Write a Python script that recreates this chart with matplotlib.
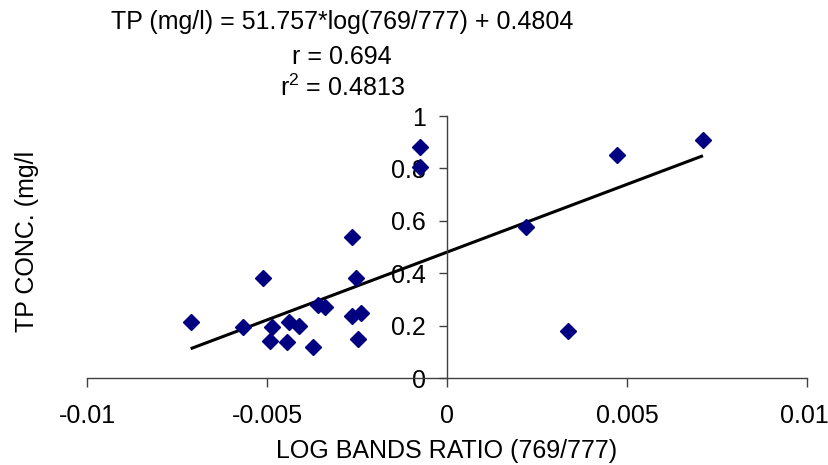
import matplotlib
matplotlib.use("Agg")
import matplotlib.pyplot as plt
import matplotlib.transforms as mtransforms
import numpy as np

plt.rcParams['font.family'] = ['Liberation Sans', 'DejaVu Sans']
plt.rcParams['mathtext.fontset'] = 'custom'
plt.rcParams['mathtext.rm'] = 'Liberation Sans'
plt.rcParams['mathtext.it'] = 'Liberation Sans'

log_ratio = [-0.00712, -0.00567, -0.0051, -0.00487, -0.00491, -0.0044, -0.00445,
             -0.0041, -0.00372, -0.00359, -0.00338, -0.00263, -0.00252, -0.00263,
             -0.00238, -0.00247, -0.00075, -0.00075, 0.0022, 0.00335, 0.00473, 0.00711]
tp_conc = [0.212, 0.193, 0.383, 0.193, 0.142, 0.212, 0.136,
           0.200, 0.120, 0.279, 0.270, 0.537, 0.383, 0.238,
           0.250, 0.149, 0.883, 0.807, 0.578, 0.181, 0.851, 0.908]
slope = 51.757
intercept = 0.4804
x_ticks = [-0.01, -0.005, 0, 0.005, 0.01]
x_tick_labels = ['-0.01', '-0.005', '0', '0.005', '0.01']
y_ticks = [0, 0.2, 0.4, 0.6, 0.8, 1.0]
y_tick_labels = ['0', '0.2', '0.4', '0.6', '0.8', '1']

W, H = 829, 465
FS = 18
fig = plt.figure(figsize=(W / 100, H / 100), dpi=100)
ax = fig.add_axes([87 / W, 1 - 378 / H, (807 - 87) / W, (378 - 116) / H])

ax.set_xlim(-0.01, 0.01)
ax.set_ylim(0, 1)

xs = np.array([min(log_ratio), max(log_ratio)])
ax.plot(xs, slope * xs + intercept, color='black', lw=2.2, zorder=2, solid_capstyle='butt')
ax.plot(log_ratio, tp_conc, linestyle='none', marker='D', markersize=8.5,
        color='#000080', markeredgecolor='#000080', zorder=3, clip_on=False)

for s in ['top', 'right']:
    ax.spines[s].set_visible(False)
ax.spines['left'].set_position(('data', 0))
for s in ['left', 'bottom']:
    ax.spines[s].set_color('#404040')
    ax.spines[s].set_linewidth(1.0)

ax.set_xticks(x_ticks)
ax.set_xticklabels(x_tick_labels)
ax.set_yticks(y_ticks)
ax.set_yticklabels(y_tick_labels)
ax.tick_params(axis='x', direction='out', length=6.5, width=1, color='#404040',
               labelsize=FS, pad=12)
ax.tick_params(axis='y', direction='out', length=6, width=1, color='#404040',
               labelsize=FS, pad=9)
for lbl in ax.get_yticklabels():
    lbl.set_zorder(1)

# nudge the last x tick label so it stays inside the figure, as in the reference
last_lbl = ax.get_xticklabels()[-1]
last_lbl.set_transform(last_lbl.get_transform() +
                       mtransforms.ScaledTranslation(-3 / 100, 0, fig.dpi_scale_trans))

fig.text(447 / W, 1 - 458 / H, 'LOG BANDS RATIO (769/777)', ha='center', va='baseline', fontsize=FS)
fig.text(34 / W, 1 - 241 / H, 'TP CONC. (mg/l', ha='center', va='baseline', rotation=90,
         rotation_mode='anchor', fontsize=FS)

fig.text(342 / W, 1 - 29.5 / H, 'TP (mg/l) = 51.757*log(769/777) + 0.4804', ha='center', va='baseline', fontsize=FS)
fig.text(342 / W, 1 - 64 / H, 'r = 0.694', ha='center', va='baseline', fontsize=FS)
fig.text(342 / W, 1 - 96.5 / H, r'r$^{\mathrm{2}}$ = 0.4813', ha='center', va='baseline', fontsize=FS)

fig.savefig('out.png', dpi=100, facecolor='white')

--------------------

→ **YOUR OBJECTIVE**
Repeat the listing above from its first line through the line that contains "plt.rcParams['mathtext.it'] = 'Liberation", both included, and nothing more. Drop the pictures.

→ **OUTPUT OF THE TASK**
Write a Python script that recreates this chart with matplotlib.
import matplotlib
matplotlib.use("Agg")
import matplotlib.pyplot as plt
import matplotlib.transforms as mtransforms
import numpy as np

plt.rcParams['font.family'] = ['Liberation Sans', 'DejaVu Sans']
plt.rcParams['mathtext.fontset'] = 'custom'
plt.rcParams['mathtext.rm'] = 'Liberation Sans'
plt.rcParams['mathtext.it'] = 'Liberation Sans'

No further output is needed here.